If you know me, you know I’m a big Donny Cates fan. His run on Venom, the King in Black event, and Absolute Carnage were incredible. I really appreciate his work, but today we’re not here to talk about symbiotes. We’re here to talk about Crossover. And honestly, this book feels like something only Cates would write.

Crossover
Publisher: Image Comics
Writers: Donny Cates (#1-6; #8-13); Chip Zdarsky (#7)
Artists: Geoff Shaw (#1-6; #8-13); Phil Hester, Ande Parks (#7)
Colorist: Dee Cunniffe
Letterer: John J. Hill
Release date: November 2020 – May 2022
The premise is already wild in the best way. Years ago, every fictional comic book character started appearing in the real world in an event known as “The Crossover.” Heroes. Villains. Monsters. Indie characters. All of them suddenly materialized. As you can imagine, chaos followed. The government responded by trapping them inside a massive energy dome in Denver and labeling everything inside as a threat. Comics were banned. Fans became suspect. Loving superheroes suddenly made you dangerous.
The story follows Ellipses “Ellie” Howell, a teenage comic fan who needs to get inside the dome to reunite with her parents, who were trapped there. There’s also a mysterious little girl who MAY have escaped the dome, and a whole cast of superheroes. Some we know, some we don’t. The tone swings between satire, emotional sincerity, brutal violence, and pure meta chaos.And I loved it.
On one hand, this is kind of the dream for comic fans. The idea that our favorite characters could break into reality? That the stories we obsess over actually matter in a literal way? That’s pure fan fantasy. But on the other hand, Crossover asks a darker question. If heroes were real, would the world even want them? Or would we lock them away the moment they became inconvenient?

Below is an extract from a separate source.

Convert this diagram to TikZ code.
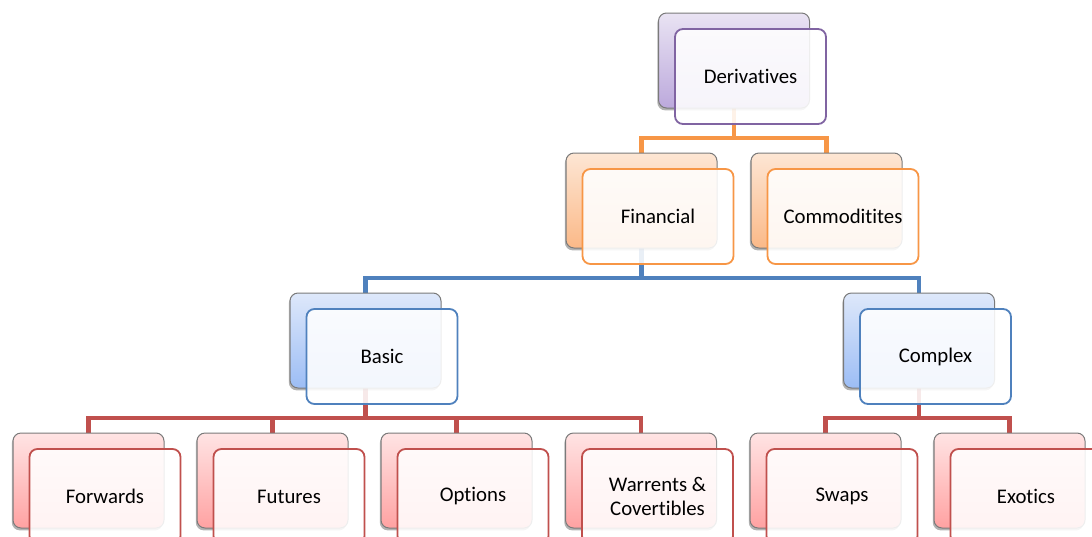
\documentclass[tikz,border=0pt]{standalone}
\usepackage{fontspec}
\setmainfont{Carlito}[Ligatures=NoCommon]
\usetikzlibrary{calc,shadows,backgrounds}
\definecolor{purpleaccent}{HTML}{8064A2}
\definecolor{purpletop}{HTML}{E9E3F3}
\definecolor{purplebot}{HTML}{BCA9DC}
\definecolor{orangeaccent}{HTML}{F79646}
\definecolor{orangetop}{HTML}{FDE6D4}
\definecolor{orangebot}{HTML}{FBB988}
\definecolor{blueaccent}{HTML}{4F81BD}
\definecolor{bluetop}{HTML}{DEE8FA}
\definecolor{bluebot}{HTML}{9CBDF5}
\definecolor{redaccent}{HTML}{C0504D}
\definecolor{redtop}{HTML}{FFE4E4}
\definecolor{redbot}{HTML}{FFA2A2}
\definecolor{backline}{HTML}{7A7A7A}
\tikzset{
  boxshape/.style={rounded corners=4pt, minimum width=75.5pt, minimum height=47.5pt, inner sep=0pt, outer sep=0pt},
  backbox/.style={boxshape, draw=backline, line width=0.5pt,
    drop shadow={shadow xshift=-0.6pt, shadow yshift=-1.2pt, opacity=0.3, fill=black}},
  frontbox/.style={boxshape, line width=0.9pt, fill=white, fill opacity=0.88, text opacity=1,
    align=center, font=\fontsize{10.4}{12}\selectfont},
  purpleback/.style={backbox, top color=purpletop, bottom color=purplebot},
  orangeback/.style={backbox, top color=orangetop, bottom color=orangebot},
  blueback/.style={backbox, top color=bluetop, bottom color=bluebot},
  redback/.style={backbox, top color=redtop, bottom color=redbot},
  conn/.style={line width=2.1pt},
}
\newcommand\tbox[5]{%
  \node[#4back] (#1) at (#2,#3) {};
  \node[frontbox, draw=#4accent] (#1f) at ($(#1)+(16.5,16)$) {#5};}
\begin{document}
\begin{tikzpicture}[x=0.5pt,y=-0.5pt]
\useasboundingbox (0,0) rectangle (1092,536);
\clip (0,0) rectangle (1092,536);
\tbox{d}{734}{60.5}{purple}{Derivatives}
\tbox{fin}{641.5}{200.5}{orange}{Financial}
\tbox{com}{826.5}{200.5}{orange}{Commoditites}
\tbox{bas}{365.5}{340.5}{blue}{Basic}
\tbox{cpx}{919}{340.5}{blue}{Complex}
\tbox{fw}{88.5}{480.5}{red}{Forwards}
\tbox{fu}{272.5}{480.5}{red}{Futures}
\tbox{op}{456.5}{480.5}{red}{Options}
\tbox{wa}{641}{480.5}{red}{Warrents \&\\Covertibles}
\tbox{sw}{825.5}{480.5}{red}{Swaps}
\tbox{ex}{1009.5}{480.5}{red}{Exotics}
\begin{pgfonlayer}{background}
\draw[conn, orangeaccent] (d.south) -- ++(0,30) -| (fin.north);
\draw[conn, orangeaccent] (d.south) -- ++(0,30) -| (com.north);
\draw[conn, blueaccent] (fin.south) -- ++(0,30) -| (bas.north);
\draw[conn, blueaccent] (fin.south) -- ++(0,30) -| (cpx.north);
\draw[conn, redaccent] (bas.south) -- ++(0,30) -| (fw.north);
\draw[conn, redaccent] (bas.south) -- ++(0,30) -| (fu.north);
\draw[conn, redaccent] (bas.south) -- ++(0,30) -| (op.north);
\draw[conn, redaccent] (bas.south) -- ++(0,30) -| (wa.north);
\draw[conn, redaccent] (cpx.south) -- ++(0,30) -| (sw.north);
\draw[conn, redaccent] (cpx.south) -- ++(0,30) -| (ex.north);
\end{pgfonlayer}
\end{tikzpicture}
\end{document}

Then there’s another wild element in the story. A serial killer is targeting comic book writers. The reasoning is twisted but fascinating. If characters were written into existence, they never had free will. They never chose their trauma, their pain, or their villain origins. Now that they exist in the real world, revenge suddenly becomes possible. It’s a very meta idea and a really interesting layer that shifts the focus not just onto the characters, but onto the creators themselves.
And then there’s the fun part! Because the book is published by Image Comics, Cates had the freedom to bring in characters from across creator-owned comics. We see Savage Dragon. We see Invincible. We see The Walking Dead. It honestly feels like someone blew up a convention floor and dropped it straight into the narrative. It’s chaotic. It’s messy. It’s awesome.



The story development is strong, too. There are real plot twists. Moments that make you pause and think, “Wait… what?” It constantly keeps you guessing about what’s coming next. Just when you think you understand where the story is going, it shifts. That unpredictability is part of the charm.
Geoff Shaw’s art deserves serious credit here. The contrast between grounded suburban America and the superhero chaos inside the dome is striking. The scale feels cinematic. Panels feel huge. When things go big, they go BIG. Crossover is messy, emotional, violent, and weirdly sincere about loving comics. It feels like Cates looking directly at fandom and asking, “What does all of this actually mean to you?”



For me, it was chaotic in the best way. A love letter to comics that also isn’t afraid to critique the culture around them.